Perdoa, Sorriso, se não soubemos entender com tanta profundidade o seu samba que nem você entendia; apenas vivia e praticava. Sem teoricismos, sem geometria, sem esses purismos estóicos que tanto apregoam para impedir que figuras como você possam transcender o mundo do samba cartesiano e singelamente sambar!

Deixaremos, neste 2017 que se encerra, o triste fim do coração de samba que parou de batucar. Sorriso já não nos sorri, não samba, não irrompe a quadra, não rasga a avenida.

Mas isso deve ser o que nossa mente tacanha ainda pensa.
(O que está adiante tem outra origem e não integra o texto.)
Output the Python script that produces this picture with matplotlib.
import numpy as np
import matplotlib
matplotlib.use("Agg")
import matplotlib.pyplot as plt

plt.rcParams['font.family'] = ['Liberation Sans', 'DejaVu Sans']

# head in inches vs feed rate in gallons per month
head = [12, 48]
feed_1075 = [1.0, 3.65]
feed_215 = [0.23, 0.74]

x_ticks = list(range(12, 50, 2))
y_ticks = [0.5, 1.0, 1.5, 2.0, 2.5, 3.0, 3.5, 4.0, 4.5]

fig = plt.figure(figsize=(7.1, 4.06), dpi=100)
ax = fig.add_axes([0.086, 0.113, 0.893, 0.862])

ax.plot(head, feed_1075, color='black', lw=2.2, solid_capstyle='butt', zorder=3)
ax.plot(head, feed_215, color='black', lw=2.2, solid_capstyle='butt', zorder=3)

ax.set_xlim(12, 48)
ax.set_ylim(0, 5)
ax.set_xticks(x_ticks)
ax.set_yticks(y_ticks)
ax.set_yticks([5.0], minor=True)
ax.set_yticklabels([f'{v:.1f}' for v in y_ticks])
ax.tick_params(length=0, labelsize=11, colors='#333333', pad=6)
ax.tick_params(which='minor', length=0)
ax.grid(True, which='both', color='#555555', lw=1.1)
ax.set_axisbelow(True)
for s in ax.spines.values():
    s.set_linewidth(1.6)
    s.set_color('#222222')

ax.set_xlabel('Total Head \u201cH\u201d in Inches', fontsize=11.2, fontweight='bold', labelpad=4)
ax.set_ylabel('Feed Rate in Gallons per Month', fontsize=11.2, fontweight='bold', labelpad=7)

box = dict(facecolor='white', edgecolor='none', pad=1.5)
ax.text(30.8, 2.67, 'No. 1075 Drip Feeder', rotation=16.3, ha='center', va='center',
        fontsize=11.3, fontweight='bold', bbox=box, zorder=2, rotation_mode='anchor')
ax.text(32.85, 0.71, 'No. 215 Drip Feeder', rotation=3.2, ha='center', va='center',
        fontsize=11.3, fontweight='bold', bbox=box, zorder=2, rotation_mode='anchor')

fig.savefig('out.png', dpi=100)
Pois, de alguma forma que nenhum de nós ainda compreende, aquele sorriso deve estar radiante e iluminado. Sambando e vibrando, emocionado e feliz.

Quem sabe, até, ele não esteja novamente nas quadras e avenidas…manifesto como luz única e especial da escola que sempre amou e defendeu. Que Deus abençoe e guarde o rastro de luz que o cometa Sorriso da Mangueira deixou entre nós!